** START MATERIALS PROVIDED **

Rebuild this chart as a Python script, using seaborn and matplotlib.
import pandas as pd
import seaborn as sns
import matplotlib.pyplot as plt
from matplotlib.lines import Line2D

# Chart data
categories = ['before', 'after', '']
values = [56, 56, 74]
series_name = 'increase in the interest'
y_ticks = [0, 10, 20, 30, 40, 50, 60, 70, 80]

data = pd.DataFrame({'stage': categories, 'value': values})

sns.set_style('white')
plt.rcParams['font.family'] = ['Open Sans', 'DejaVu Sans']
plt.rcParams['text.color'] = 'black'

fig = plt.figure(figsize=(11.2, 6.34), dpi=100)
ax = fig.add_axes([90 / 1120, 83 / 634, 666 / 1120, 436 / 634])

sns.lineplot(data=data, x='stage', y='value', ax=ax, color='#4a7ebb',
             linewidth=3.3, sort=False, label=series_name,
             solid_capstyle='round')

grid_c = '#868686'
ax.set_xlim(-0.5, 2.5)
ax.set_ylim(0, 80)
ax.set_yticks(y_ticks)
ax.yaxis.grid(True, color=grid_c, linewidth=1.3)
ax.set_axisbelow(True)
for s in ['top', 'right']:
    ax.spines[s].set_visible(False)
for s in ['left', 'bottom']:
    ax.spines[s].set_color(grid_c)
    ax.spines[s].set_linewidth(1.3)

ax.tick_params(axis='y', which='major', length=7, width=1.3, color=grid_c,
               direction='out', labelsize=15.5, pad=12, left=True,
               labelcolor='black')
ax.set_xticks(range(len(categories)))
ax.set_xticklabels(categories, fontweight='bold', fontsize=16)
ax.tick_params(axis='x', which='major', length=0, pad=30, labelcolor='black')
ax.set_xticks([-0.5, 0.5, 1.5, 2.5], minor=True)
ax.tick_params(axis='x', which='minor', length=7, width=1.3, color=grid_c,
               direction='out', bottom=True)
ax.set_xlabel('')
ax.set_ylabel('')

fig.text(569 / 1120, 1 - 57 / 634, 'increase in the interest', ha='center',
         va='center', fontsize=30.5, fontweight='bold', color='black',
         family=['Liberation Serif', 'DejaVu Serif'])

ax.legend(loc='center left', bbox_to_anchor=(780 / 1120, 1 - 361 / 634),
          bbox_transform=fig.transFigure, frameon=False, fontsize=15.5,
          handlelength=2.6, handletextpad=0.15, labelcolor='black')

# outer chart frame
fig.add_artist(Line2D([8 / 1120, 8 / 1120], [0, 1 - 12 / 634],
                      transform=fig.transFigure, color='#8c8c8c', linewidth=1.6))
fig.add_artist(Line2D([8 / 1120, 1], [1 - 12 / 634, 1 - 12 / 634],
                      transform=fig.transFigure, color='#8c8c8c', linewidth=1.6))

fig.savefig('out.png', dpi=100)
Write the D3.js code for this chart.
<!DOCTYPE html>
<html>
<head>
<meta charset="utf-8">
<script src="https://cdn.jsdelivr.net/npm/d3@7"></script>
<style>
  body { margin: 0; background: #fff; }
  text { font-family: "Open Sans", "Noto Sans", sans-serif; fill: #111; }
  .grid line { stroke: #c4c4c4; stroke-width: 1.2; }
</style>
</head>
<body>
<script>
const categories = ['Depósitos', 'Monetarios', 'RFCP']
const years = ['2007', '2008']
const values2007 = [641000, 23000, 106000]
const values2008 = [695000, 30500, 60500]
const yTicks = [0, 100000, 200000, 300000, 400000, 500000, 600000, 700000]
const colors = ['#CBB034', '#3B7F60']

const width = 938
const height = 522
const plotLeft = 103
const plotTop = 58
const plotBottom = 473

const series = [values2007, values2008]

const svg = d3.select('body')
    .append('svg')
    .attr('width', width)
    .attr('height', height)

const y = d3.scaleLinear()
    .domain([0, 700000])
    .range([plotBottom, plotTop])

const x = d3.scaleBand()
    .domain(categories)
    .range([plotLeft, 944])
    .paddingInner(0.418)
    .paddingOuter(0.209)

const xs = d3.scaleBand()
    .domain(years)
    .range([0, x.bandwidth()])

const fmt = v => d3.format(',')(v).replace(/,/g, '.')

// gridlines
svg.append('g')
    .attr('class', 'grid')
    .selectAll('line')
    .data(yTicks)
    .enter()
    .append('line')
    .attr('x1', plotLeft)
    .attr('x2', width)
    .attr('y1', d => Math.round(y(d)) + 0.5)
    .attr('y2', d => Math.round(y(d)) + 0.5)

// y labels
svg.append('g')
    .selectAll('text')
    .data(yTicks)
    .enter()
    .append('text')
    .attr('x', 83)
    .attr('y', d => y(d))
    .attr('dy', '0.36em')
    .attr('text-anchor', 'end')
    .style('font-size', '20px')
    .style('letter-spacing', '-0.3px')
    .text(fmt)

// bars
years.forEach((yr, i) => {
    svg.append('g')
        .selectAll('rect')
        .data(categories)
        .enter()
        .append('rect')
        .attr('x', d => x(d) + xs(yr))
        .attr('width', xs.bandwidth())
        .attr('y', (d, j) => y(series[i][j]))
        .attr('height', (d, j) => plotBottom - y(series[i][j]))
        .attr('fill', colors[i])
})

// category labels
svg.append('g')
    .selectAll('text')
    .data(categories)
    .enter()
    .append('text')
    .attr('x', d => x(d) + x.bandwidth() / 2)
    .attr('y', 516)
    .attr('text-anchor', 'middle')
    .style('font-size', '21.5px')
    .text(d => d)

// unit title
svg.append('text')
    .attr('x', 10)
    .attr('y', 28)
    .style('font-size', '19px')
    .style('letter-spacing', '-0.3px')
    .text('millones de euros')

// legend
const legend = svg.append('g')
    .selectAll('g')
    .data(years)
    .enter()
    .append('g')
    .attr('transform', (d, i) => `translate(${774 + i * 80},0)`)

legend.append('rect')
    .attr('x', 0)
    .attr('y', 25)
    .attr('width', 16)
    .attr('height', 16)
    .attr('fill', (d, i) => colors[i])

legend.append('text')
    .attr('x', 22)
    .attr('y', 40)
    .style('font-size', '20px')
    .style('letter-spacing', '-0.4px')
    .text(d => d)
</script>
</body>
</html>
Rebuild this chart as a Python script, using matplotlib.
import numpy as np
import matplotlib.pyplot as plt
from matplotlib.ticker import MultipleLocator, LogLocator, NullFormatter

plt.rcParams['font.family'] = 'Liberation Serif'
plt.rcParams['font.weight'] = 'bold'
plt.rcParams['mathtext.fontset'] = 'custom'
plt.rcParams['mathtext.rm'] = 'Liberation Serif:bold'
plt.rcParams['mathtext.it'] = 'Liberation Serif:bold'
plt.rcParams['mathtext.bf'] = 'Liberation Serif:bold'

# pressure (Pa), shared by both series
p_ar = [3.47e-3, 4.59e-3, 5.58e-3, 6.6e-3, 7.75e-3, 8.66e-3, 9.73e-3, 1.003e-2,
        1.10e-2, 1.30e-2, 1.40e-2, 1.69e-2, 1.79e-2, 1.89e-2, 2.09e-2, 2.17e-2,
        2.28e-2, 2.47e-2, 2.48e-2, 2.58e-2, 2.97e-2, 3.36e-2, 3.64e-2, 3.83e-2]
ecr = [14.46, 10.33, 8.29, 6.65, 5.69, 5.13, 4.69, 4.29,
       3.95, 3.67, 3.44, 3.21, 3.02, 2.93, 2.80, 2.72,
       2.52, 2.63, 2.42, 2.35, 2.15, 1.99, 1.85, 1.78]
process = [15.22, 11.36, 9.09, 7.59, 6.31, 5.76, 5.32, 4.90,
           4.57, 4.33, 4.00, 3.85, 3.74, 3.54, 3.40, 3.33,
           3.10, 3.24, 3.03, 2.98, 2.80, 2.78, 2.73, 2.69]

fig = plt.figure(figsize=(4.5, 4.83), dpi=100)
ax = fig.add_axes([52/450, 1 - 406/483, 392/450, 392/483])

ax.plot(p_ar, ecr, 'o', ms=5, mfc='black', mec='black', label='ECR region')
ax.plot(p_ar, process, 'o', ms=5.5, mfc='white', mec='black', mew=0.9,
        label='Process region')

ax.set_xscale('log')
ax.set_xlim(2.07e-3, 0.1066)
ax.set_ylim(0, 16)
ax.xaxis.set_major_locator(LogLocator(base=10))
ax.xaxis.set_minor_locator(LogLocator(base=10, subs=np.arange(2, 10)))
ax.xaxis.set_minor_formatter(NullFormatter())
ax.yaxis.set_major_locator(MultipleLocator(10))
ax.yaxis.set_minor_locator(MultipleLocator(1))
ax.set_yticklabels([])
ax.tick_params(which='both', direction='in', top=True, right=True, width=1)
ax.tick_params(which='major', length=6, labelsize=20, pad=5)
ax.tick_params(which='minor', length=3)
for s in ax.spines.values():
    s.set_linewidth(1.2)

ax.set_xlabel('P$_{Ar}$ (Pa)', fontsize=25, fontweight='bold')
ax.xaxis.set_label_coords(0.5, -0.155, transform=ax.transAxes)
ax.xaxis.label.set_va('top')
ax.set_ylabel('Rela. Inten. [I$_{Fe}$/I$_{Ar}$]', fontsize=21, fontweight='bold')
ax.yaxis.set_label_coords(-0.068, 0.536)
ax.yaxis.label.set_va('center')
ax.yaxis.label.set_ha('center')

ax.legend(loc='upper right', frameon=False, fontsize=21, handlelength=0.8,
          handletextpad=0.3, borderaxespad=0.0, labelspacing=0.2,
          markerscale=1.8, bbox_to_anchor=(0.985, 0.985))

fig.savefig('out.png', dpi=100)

** END MATERIALS PROVIDED **

WHAT TO DO » Quote the records from their first line to the line with "ax.spines[s].set_linewidth(1.3)", inclusive, without adding or dropping anything.

EXERCISE RESPONSE »
Rebuild this chart as a Python script, using seaborn and matplotlib.
import pandas as pd
import seaborn as sns
import matplotlib.pyplot as plt
from matplotlib.lines import Line2D

# Chart data
categories = ['before', 'after', '']
values = [56, 56, 74]
series_name = 'increase in the interest'
y_ticks = [0, 10, 20, 30, 40, 50, 60, 70, 80]

data = pd.DataFrame({'stage': categories, 'value': values})

sns.set_style('white')
plt.rcParams['font.family'] = ['Open Sans', 'DejaVu Sans']
plt.rcParams['text.color'] = 'black'

fig = plt.figure(figsize=(11.2, 6.34), dpi=100)
ax = fig.add_axes([90 / 1120, 83 / 634, 666 / 1120, 436 / 634])

sns.lineplot(data=data, x='stage', y='value', ax=ax, color='#4a7ebb',
             linewidth=3.3, sort=False, label=series_name,
             solid_capstyle='round')

grid_c = '#868686'
ax.set_xlim(-0.5, 2.5)
ax.set_ylim(0, 80)
ax.set_yticks(y_ticks)
ax.yaxis.grid(True, color=grid_c, linewidth=1.3)
ax.set_axisbelow(True)
for s in ['top', 'right']:
    ax.spines[s].set_visible(False)
for s in ['left', 'bottom']:
    ax.spines[s].set_color(grid_c)
    ax.spines[s].set_linewidth(1.3)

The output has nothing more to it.